- Instructions to follow -
Present the following data again exactly as it is shown.
═══
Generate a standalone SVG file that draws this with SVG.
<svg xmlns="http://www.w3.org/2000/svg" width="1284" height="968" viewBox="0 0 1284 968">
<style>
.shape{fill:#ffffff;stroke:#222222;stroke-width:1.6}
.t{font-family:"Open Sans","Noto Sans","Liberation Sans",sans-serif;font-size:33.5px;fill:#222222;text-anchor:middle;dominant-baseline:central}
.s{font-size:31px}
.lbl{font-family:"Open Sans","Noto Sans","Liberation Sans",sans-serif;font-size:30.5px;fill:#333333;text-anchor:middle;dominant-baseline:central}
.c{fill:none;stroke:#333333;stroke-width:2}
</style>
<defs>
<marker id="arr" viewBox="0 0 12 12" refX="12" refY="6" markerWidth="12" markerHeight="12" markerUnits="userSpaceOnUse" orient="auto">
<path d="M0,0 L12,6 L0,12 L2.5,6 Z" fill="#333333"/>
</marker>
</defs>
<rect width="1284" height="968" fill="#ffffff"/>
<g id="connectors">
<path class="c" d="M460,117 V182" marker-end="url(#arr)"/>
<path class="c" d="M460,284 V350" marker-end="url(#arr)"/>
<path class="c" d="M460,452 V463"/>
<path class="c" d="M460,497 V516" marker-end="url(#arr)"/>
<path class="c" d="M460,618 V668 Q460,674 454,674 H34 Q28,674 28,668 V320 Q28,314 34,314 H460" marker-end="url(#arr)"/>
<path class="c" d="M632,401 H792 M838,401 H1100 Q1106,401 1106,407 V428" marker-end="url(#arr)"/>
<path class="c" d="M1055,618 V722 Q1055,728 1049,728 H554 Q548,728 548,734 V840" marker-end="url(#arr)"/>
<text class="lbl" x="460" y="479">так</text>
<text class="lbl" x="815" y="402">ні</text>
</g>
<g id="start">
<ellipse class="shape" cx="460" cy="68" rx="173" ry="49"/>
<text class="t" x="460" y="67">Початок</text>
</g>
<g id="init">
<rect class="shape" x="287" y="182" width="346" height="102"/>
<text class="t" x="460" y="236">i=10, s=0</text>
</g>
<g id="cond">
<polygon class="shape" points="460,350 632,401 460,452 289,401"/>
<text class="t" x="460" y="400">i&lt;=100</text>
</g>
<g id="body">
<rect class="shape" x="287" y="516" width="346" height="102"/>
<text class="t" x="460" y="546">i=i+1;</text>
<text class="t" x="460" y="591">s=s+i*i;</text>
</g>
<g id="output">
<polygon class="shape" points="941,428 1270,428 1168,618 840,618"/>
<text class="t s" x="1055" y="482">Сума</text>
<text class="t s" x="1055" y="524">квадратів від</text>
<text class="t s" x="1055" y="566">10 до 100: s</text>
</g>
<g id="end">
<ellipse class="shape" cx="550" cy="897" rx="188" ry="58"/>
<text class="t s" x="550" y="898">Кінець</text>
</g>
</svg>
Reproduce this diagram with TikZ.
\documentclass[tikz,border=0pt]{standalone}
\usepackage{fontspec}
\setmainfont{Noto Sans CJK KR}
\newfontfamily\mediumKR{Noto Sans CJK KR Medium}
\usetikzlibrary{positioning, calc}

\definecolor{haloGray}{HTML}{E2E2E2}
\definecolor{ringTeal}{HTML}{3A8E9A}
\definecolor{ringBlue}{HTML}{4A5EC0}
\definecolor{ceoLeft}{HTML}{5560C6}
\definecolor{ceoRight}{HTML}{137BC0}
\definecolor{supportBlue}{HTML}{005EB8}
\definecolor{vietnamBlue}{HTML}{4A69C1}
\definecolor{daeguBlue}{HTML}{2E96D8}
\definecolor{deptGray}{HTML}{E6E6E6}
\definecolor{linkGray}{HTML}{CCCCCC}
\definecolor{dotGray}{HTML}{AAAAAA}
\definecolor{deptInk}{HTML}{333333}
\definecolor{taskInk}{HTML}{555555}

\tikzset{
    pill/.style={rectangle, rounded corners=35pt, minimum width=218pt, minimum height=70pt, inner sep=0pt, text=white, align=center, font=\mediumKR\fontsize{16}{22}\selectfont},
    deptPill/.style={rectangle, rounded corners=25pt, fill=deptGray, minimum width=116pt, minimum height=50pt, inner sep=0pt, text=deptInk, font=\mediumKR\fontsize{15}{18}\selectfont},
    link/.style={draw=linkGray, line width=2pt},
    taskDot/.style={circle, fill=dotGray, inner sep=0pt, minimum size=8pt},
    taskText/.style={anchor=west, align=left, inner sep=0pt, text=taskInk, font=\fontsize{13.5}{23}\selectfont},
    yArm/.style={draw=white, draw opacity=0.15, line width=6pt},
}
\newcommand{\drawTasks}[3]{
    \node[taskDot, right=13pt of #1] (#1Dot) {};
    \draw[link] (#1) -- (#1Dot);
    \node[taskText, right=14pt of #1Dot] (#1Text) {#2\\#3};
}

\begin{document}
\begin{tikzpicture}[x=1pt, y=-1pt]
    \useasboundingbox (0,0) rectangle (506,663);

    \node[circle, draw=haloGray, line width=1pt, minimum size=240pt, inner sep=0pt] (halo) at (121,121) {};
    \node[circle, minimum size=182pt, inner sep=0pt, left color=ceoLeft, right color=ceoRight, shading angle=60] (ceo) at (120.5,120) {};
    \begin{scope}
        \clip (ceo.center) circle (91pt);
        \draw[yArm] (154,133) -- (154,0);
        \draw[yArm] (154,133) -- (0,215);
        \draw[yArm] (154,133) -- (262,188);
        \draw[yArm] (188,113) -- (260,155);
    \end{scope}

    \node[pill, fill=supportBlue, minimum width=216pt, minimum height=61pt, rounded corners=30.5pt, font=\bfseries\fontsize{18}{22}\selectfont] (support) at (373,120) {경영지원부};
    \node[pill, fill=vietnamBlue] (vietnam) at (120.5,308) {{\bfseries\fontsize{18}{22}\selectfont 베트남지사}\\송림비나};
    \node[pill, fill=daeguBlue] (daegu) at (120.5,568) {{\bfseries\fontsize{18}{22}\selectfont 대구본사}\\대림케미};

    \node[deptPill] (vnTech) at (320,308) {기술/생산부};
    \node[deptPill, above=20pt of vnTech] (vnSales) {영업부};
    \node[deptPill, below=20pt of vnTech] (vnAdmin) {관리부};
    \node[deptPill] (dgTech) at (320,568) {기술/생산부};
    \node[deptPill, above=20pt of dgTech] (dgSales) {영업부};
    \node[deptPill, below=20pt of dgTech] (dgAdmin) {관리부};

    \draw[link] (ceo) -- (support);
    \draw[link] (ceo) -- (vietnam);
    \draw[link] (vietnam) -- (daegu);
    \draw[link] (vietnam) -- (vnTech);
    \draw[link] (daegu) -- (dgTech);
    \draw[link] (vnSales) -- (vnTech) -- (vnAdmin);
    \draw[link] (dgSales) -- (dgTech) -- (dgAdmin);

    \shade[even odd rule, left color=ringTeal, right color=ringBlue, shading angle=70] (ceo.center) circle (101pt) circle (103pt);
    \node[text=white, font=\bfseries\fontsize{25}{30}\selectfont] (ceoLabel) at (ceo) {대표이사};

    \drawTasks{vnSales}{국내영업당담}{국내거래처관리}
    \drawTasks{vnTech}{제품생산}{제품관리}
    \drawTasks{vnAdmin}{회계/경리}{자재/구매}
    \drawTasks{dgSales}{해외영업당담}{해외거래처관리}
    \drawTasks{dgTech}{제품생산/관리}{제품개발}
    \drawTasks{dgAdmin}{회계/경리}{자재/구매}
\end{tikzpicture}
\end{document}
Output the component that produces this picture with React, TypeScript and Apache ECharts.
═══
- Task solution -
Generate a standalone SVG file that draws this with SVG.
<svg xmlns="http://www.w3.org/2000/svg" width="1284" height="968" viewBox="0 0 1284 968">
<style>
.shape{fill:#ffffff;stroke:#222222;stroke-width:1.6}
.t{font-family:"Open Sans","Noto Sans","Liberation Sans",sans-serif;font-size:33.5px;fill:#222222;text-anchor:middle;dominant-baseline:central}
.s{font-size:31px}
.lbl{font-family:"Open Sans","Noto Sans","Liberation Sans",sans-serif;font-size:30.5px;fill:#333333;text-anchor:middle;dominant-baseline:central}
.c{fill:none;stroke:#333333;stroke-width:2}
</style>
<defs>
<marker id="arr" viewBox="0 0 12 12" refX="12" refY="6" markerWidth="12" markerHeight="12" markerUnits="userSpaceOnUse" orient="auto">
<path d="M0,0 L12,6 L0,12 L2.5,6 Z" fill="#333333"/>
</marker>
</defs>
<rect width="1284" height="968" fill="#ffffff"/>
<g id="connectors">
<path class="c" d="M460,117 V182" marker-end="url(#arr)"/>
<path class="c" d="M460,284 V350" marker-end="url(#arr)"/>
<path class="c" d="M460,452 V463"/>
<path class="c" d="M460,497 V516" marker-end="url(#arr)"/>
<path class="c" d="M460,618 V668 Q460,674 454,674 H34 Q28,674 28,668 V320 Q28,314 34,314 H460" marker-end="url(#arr)"/>
<path class="c" d="M632,401 H792 M838,401 H1100 Q1106,401 1106,407 V428" marker-end="url(#arr)"/>
<path class="c" d="M1055,618 V722 Q1055,728 1049,728 H554 Q548,728 548,734 V840" marker-end="url(#arr)"/>
<text class="lbl" x="460" y="479">так</text>
<text class="lbl" x="815" y="402">ні</text>
</g>
<g id="start">
<ellipse class="shape" cx="460" cy="68" rx="173" ry="49"/>
<text class="t" x="460" y="67">Початок</text>
</g>
<g id="init">
<rect class="shape" x="287" y="182" width="346" height="102"/>
<text class="t" x="460" y="236">i=10, s=0</text>
</g>
<g id="cond">
<polygon class="shape" points="460,350 632,401 460,452 289,401"/>
<text class="t" x="460" y="400">i&lt;=100</text>
</g>
<g id="body">
<rect class="shape" x="287" y="516" width="346" height="102"/>
<text class="t" x="460" y="546">i=i+1;</text>
<text class="t" x="460" y="591">s=s+i*i;</text>
</g>
<g id="output">
<polygon class="shape" points="941,428 1270,428 1168,618 840,618"/>
<text class="t s" x="1055" y="482">Сума</text>
<text class="t s" x="1055" y="524">квадратів від</text>
<text class="t s" x="1055" y="566">10 до 100: s</text>
</g>
<g id="end">
<ellipse class="shape" cx="550" cy="897" rx="188" ry="58"/>
<text class="t s" x="550" y="898">Кінець</text>
</g>
</svg>
Reproduce this diagram with TikZ.
\documentclass[tikz,border=0pt]{standalone}
\usepackage{fontspec}
\setmainfont{Noto Sans CJK KR}
\newfontfamily\mediumKR{Noto Sans CJK KR Medium}
\usetikzlibrary{positioning, calc}

\definecolor{haloGray}{HTML}{E2E2E2}
\definecolor{ringTeal}{HTML}{3A8E9A}
\definecolor{ringBlue}{HTML}{4A5EC0}
\definecolor{ceoLeft}{HTML}{5560C6}
\definecolor{ceoRight}{HTML}{137BC0}
\definecolor{supportBlue}{HTML}{005EB8}
\definecolor{vietnamBlue}{HTML}{4A69C1}
\definecolor{daeguBlue}{HTML}{2E96D8}
\definecolor{deptGray}{HTML}{E6E6E6}
\definecolor{linkGray}{HTML}{CCCCCC}
\definecolor{dotGray}{HTML}{AAAAAA}
\definecolor{deptInk}{HTML}{333333}
\definecolor{taskInk}{HTML}{555555}

\tikzset{
    pill/.style={rectangle, rounded corners=35pt, minimum width=218pt, minimum height=70pt, inner sep=0pt, text=white, align=center, font=\mediumKR\fontsize{16}{22}\selectfont},
    deptPill/.style={rectangle, rounded corners=25pt, fill=deptGray, minimum width=116pt, minimum height=50pt, inner sep=0pt, text=deptInk, font=\mediumKR\fontsize{15}{18}\selectfont},
    link/.style={draw=linkGray, line width=2pt},
    taskDot/.style={circle, fill=dotGray, inner sep=0pt, minimum size=8pt},
    taskText/.style={anchor=west, align=left, inner sep=0pt, text=taskInk, font=\fontsize{13.5}{23}\selectfont},
    yArm/.style={draw=white, draw opacity=0.15, line width=6pt},
}
\newcommand{\drawTasks}[3]{
    \node[taskDot, right=13pt of #1] (#1Dot) {};
    \draw[link] (#1) -- (#1Dot);
    \node[taskText, right=14pt of #1Dot] (#1Text) {#2\\#3};
}

\begin{document}
\begin{tikzpicture}[x=1pt, y=-1pt]
    \useasboundingbox (0,0) rectangle (506,663);

    \node[circle, draw=haloGray, line width=1pt, minimum size=240pt, inner sep=0pt] (halo) at (121,121) {};
    \node[circle, minimum size=182pt, inner sep=0pt, left color=ceoLeft, right color=ceoRight, shading angle=60] (ceo) at (120.5,120) {};
    \begin{scope}
        \clip (ceo.center) circle (91pt);
        \draw[yArm] (154,133) -- (154,0);
        \draw[yArm] (154,133) -- (0,215);
        \draw[yArm] (154,133) -- (262,188);
        \draw[yArm] (188,113) -- (260,155);
    \end{scope}

    \node[pill, fill=supportBlue, minimum width=216pt, minimum height=61pt, rounded corners=30.5pt, font=\bfseries\fontsize{18}{22}\selectfont] (support) at (373,120) {경영지원부};
    \node[pill, fill=vietnamBlue] (vietnam) at (120.5,308) {{\bfseries\fontsize{18}{22}\selectfont 베트남지사}\\송림비나};
    \node[pill, fill=daeguBlue] (daegu) at (120.5,568) {{\bfseries\fontsize{18}{22}\selectfont 대구본사}\\대림케미};

    \node[deptPill] (vnTech) at (320,308) {기술/생산부};
    \node[deptPill, above=20pt of vnTech] (vnSales) {영업부};
    \node[deptPill, below=20pt of vnTech] (vnAdmin) {관리부};
    \node[deptPill] (dgTech) at (320,568) {기술/생산부};
    \node[deptPill, above=20pt of dgTech] (dgSales) {영업부};
    \node[deptPill, below=20pt of dgTech] (dgAdmin) {관리부};

    \draw[link] (ceo) -- (support);
    \draw[link] (ceo) -- (vietnam);
    \draw[link] (vietnam) -- (daegu);
    \draw[link] (vietnam) -- (vnTech);
    \draw[link] (daegu) -- (dgTech);
    \draw[link] (vnSales) -- (vnTech) -- (vnAdmin);
    \draw[link] (dgSales) -- (dgTech) -- (dgAdmin);

    \shade[even odd rule, left color=ringTeal, right color=ringBlue, shading angle=70] (ceo.center) circle (101pt) circle (103pt);
    \node[text=white, font=\bfseries\fontsize{25}{30}\selectfont] (ceoLabel) at (ceo) {대표이사};

    \drawTasks{vnSales}{국내영업당담}{국내거래처관리}
    \drawTasks{vnTech}{제품생산}{제품관리}
    \drawTasks{vnAdmin}{회계/경리}{자재/구매}
    \drawTasks{dgSales}{해외영업당담}{해외거래처관리}
    \drawTasks{dgTech}{제품생산/관리}{제품개발}
    \drawTasks{dgAdmin}{회계/경리}{자재/구매}
\end{tikzpicture}
\end{document}
Output the component that produces this picture with React, TypeScript and Apache ECharts.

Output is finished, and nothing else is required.